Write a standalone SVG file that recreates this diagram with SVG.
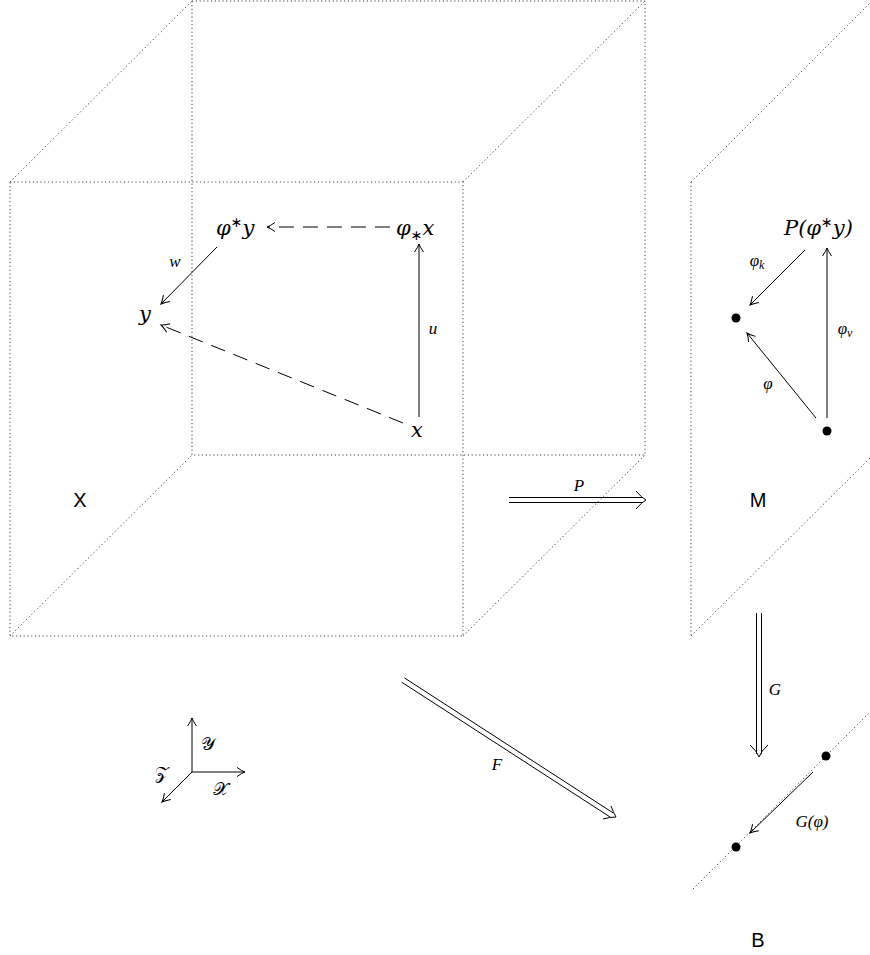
<svg xmlns="http://www.w3.org/2000/svg" width="870" height="955" viewBox="0 0 870 955">
<style>
.dot{fill:none;stroke:#444;stroke-width:1;stroke-dasharray:1.2 2.6}
.ln{fill:none;stroke:#000;stroke-width:1}
.dash{fill:none;stroke:#000;stroke-width:1;stroke-dasharray:15 9}
.m{font-family:"DejaVu Serif","Liberation Serif",serif;font-style:italic;font-size:21px;fill:#000}
.st{font-family:"DejaVu Sans",sans-serif;font-style:normal;font-size:14px}
.s{font-family:"Liberation Serif","DejaVu Serif",serif;font-style:italic;font-size:17px;fill:#000}
.cal{font-family:"DejaVu Serif","Noto Sans",serif;font-size:18px;fill:#000}
.lab{font-family:"Liberation Sans","DejaVu Sans",sans-serif;font-size:20px;fill:#000}
</style>
<defs>
<marker id="ah" markerUnits="userSpaceOnUse" markerWidth="16" markerHeight="16" refX="0" refY="0" viewBox="-10 -8 12 16" orient="auto" overflow="visible">
<path d="M-8,-4.5 Q-3,-1 0,0 Q-3,1 -8,4.5" fill="none" stroke="#000" stroke-width="1"/>
</marker>
</defs>
<g id="cube">
<rect class="dot" x="10" y="182" width="453" height="454"/>
<rect class="dot" x="192" y="1" width="453" height="454"/>
<path class="dot" d="M10,182 L192,1 M463,182 L645,1 M10,636 L192,455 M463,636 L645,455"/>
</g>
<g id="planeM">
<path class="dot" d="M691,182 L691,636 M691,182 L873,0 M691,636 L873,455"/>
</g>
<g id="lineB">
<path class="dot" d="M693,889 L870,712"/>
</g>
<g id="labels">
<text class="lab" x="80" y="507" text-anchor="middle">X</text>
<text class="lab" x="758" y="507" text-anchor="middle">M</text>
<text class="lab" x="758" y="947" text-anchor="middle">B</text>
</g>
<g id="n-phistar-y"><text class="m" x="216" y="235">φ<tspan class="st" dy="-8">∗</tspan><tspan dy="8">y</tspan></text></g>
<g id="n-phisub-x"><text class="m" x="396" y="235">φ<tspan class="st" dy="5">∗</tspan><tspan dy="-5">x</tspan></text></g>
<g id="n-y"><text class="m" x="139" y="321">y</text></g>
<g id="n-x"><text class="m" x="411" y="437">x</text></g>
<g id="n-P"><text class="m" x="784" y="235">P(φ<tspan class="st" dy="-8">∗</tspan><tspan dy="8">y)</tspan></text></g>
<g id="n-dot1"><circle cx="736" cy="318" r="4.5" fill="#000"/></g>
<g id="n-dot2"><circle cx="827" cy="431" r="4.5" fill="#000"/></g>
<g id="n-b1"><circle cx="826" cy="756" r="4.5" fill="#000"/></g>
<g id="n-b2"><circle cx="736" cy="847" r="4.5" fill="#000"/></g>
<g id="connectors">
<line class="dash" x1="390" y1="227" x2="267" y2="227" marker-end="url(#ah)"/>
<line class="ln" x1="217" y1="247" x2="161" y2="304" marker-end="url(#ah)"/>
<line class="dash" x1="403" y1="423" x2="161" y2="325" marker-end="url(#ah)"/>
<line class="ln" x1="419" y1="417" x2="419" y2="244" marker-end="url(#ah)"/>
<line class="ln" x1="805" y1="250" x2="750" y2="305" marker-end="url(#ah)"/>
<line class="ln" x1="827" y1="418" x2="827" y2="248" marker-end="url(#ah)"/>
<line class="ln" x1="816" y1="418" x2="747" y2="333" marker-end="url(#ah)"/>
<line class="ln" x1="813" y1="772" x2="750" y2="833" marker-end="url(#ah)"/>
<path class="ln" d="M509,497.5 L643,497.5 M509,502.5 L643,502.5"/>
<path class="ln" d="M636,491 Q642,498 646,500 Q642,502 636,509"/>
<path class="ln" d="M756.5,613 L756.5,754 M761.5,613 L761.5,754"/>
<path class="ln" d="M750,745 Q757,751 759,757 Q761,751 768,745"/>
<path class="ln" d="M401.6,682.1 L610.4,817.2 M404.4,677.9 L613.1,812.9"/>
<path class="ln" d="M603,819 Q610,817 616,817 Q613,812 611,806"/>
<line class="ln" x1="192" y1="772" x2="192" y2="718" marker-end="url(#ah)"/>
<line class="ln" x1="192" y1="772" x2="245" y2="772" marker-end="url(#ah)"/>
<line class="ln" x1="192" y1="772" x2="162" y2="802" marker-end="url(#ah)"/>
</g>
<g id="edge-labels">
<text class="s" x="175" y="267" text-anchor="middle">w</text>
<text class="s" x="433" y="334" text-anchor="middle">u</text>
<text class="s" x="757" y="266" text-anchor="middle">φ<tspan font-size="12" dy="3">k</tspan></text>
<text class="s" x="845" y="334" text-anchor="middle">φ<tspan font-size="12" dy="3">v</tspan></text>
<text class="s" x="768" y="389" text-anchor="middle">φ</text>
<text class="s" x="579" y="491" text-anchor="middle">P</text>
<text class="s" x="775" y="695" text-anchor="middle">G</text>
<text class="s" x="497" y="770" text-anchor="middle">F</text>
<text class="s" x="812" y="827" text-anchor="middle">G(φ)</text>
<text class="cal" x="208" y="750" text-anchor="middle">𝒴</text>
<text class="cal" x="162" y="779" text-anchor="middle">𝒵</text>
<text class="cal" x="220" y="795" text-anchor="middle">𝒳</text>
</g>
</svg>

AIM.
All the material shown above is to be copied exactly, with no pictures carried over.

WRITTEN RESPONSE.
Write a standalone SVG file that recreates this diagram with SVG.
<svg xmlns="http://www.w3.org/2000/svg" width="870" height="955" viewBox="0 0 870 955">
<style>
.dot{fill:none;stroke:#444;stroke-width:1;stroke-dasharray:1.2 2.6}
.ln{fill:none;stroke:#000;stroke-width:1}
.dash{fill:none;stroke:#000;stroke-width:1;stroke-dasharray:15 9}
.m{font-family:"DejaVu Serif","Liberation Serif",serif;font-style:italic;font-size:21px;fill:#000}
.st{font-family:"DejaVu Sans",sans-serif;font-style:normal;font-size:14px}
.s{font-family:"Liberation Serif","DejaVu Serif",serif;font-style:italic;font-size:17px;fill:#000}
.cal{font-family:"DejaVu Serif","Noto Sans",serif;font-size:18px;fill:#000}
.lab{font-family:"Liberation Sans","DejaVu Sans",sans-serif;font-size:20px;fill:#000}
</style>
<defs>
<marker id="ah" markerUnits="userSpaceOnUse" markerWidth="16" markerHeight="16" refX="0" refY="0" viewBox="-10 -8 12 16" orient="auto" overflow="visible">
<path d="M-8,-4.5 Q-3,-1 0,0 Q-3,1 -8,4.5" fill="none" stroke="#000" stroke-width="1"/>
</marker>
</defs>
<g id="cube">
<rect class="dot" x="10" y="182" width="453" height="454"/>
<rect class="dot" x="192" y="1" width="453" height="454"/>
<path class="dot" d="M10,182 L192,1 M463,182 L645,1 M10,636 L192,455 M463,636 L645,455"/>
</g>
<g id="planeM">
<path class="dot" d="M691,182 L691,636 M691,182 L873,0 M691,636 L873,455"/>
</g>
<g id="lineB">
<path class="dot" d="M693,889 L870,712"/>
</g>
<g id="labels">
<text class="lab" x="80" y="507" text-anchor="middle">X</text>
<text class="lab" x="758" y="507" text-anchor="middle">M</text>
<text class="lab" x="758" y="947" text-anchor="middle">B</text>
</g>
<g id="n-phistar-y"><text class="m" x="216" y="235">φ<tspan class="st" dy="-8">∗</tspan><tspan dy="8">y</tspan></text></g>
<g id="n-phisub-x"><text class="m" x="396" y="235">φ<tspan class="st" dy="5">∗</tspan><tspan dy="-5">x</tspan></text></g>
<g id="n-y"><text class="m" x="139" y="321">y</text></g>
<g id="n-x"><text class="m" x="411" y="437">x</text></g>
<g id="n-P"><text class="m" x="784" y="235">P(φ<tspan class="st" dy="-8">∗</tspan><tspan dy="8">y)</tspan></text></g>
<g id="n-dot1"><circle cx="736" cy="318" r="4.5" fill="#000"/></g>
<g id="n-dot2"><circle cx="827" cy="431" r="4.5" fill="#000"/></g>
<g id="n-b1"><circle cx="826" cy="756" r="4.5" fill="#000"/></g>
<g id="n-b2"><circle cx="736" cy="847" r="4.5" fill="#000"/></g>
<g id="connectors">
<line class="dash" x1="390" y1="227" x2="267" y2="227" marker-end="url(#ah)"/>
<line class="ln" x1="217" y1="247" x2="161" y2="304" marker-end="url(#ah)"/>
<line class="dash" x1="403" y1="423" x2="161" y2="325" marker-end="url(#ah)"/>
<line class="ln" x1="419" y1="417" x2="419" y2="244" marker-end="url(#ah)"/>
<line class="ln" x1="805" y1="250" x2="750" y2="305" marker-end="url(#ah)"/>
<line class="ln" x1="827" y1="418" x2="827" y2="248" marker-end="url(#ah)"/>
<line class="ln" x1="816" y1="418" x2="747" y2="333" marker-end="url(#ah)"/>
<line class="ln" x1="813" y1="772" x2="750" y2="833" marker-end="url(#ah)"/>
<path class="ln" d="M509,497.5 L643,497.5 M509,502.5 L643,502.5"/>
<path class="ln" d="M636,491 Q642,498 646,500 Q642,502 636,509"/>
<path class="ln" d="M756.5,613 L756.5,754 M761.5,613 L761.5,754"/>
<path class="ln" d="M750,745 Q757,751 759,757 Q761,751 768,745"/>
<path class="ln" d="M401.6,682.1 L610.4,817.2 M404.4,677.9 L613.1,812.9"/>
<path class="ln" d="M603,819 Q610,817 616,817 Q613,812 611,806"/>
<line class="ln" x1="192" y1="772" x2="192" y2="718" marker-end="url(#ah)"/>
<line class="ln" x1="192" y1="772" x2="245" y2="772" marker-end="url(#ah)"/>
<line class="ln" x1="192" y1="772" x2="162" y2="802" marker-end="url(#ah)"/>
</g>
<g id="edge-labels">
<text class="s" x="175" y="267" text-anchor="middle">w</text>
<text class="s" x="433" y="334" text-anchor="middle">u</text>
<text class="s" x="757" y="266" text-anchor="middle">φ<tspan font-size="12" dy="3">k</tspan></text>
<text class="s" x="845" y="334" text-anchor="middle">φ<tspan font-size="12" dy="3">v</tspan></text>
<text class="s" x="768" y="389" text-anchor="middle">φ</text>
<text class="s" x="579" y="491" text-anchor="middle">P</text>
<text class="s" x="775" y="695" text-anchor="middle">G</text>
<text class="s" x="497" y="770" text-anchor="middle">F</text>
<text class="s" x="812" y="827" text-anchor="middle">G(φ)</text>
<text class="cal" x="208" y="750" text-anchor="middle">𝒴</text>
<text class="cal" x="162" y="779" text-anchor="middle">𝒵</text>
<text class="cal" x="220" y="795" text-anchor="middle">𝒳</text>
</g>
</svg>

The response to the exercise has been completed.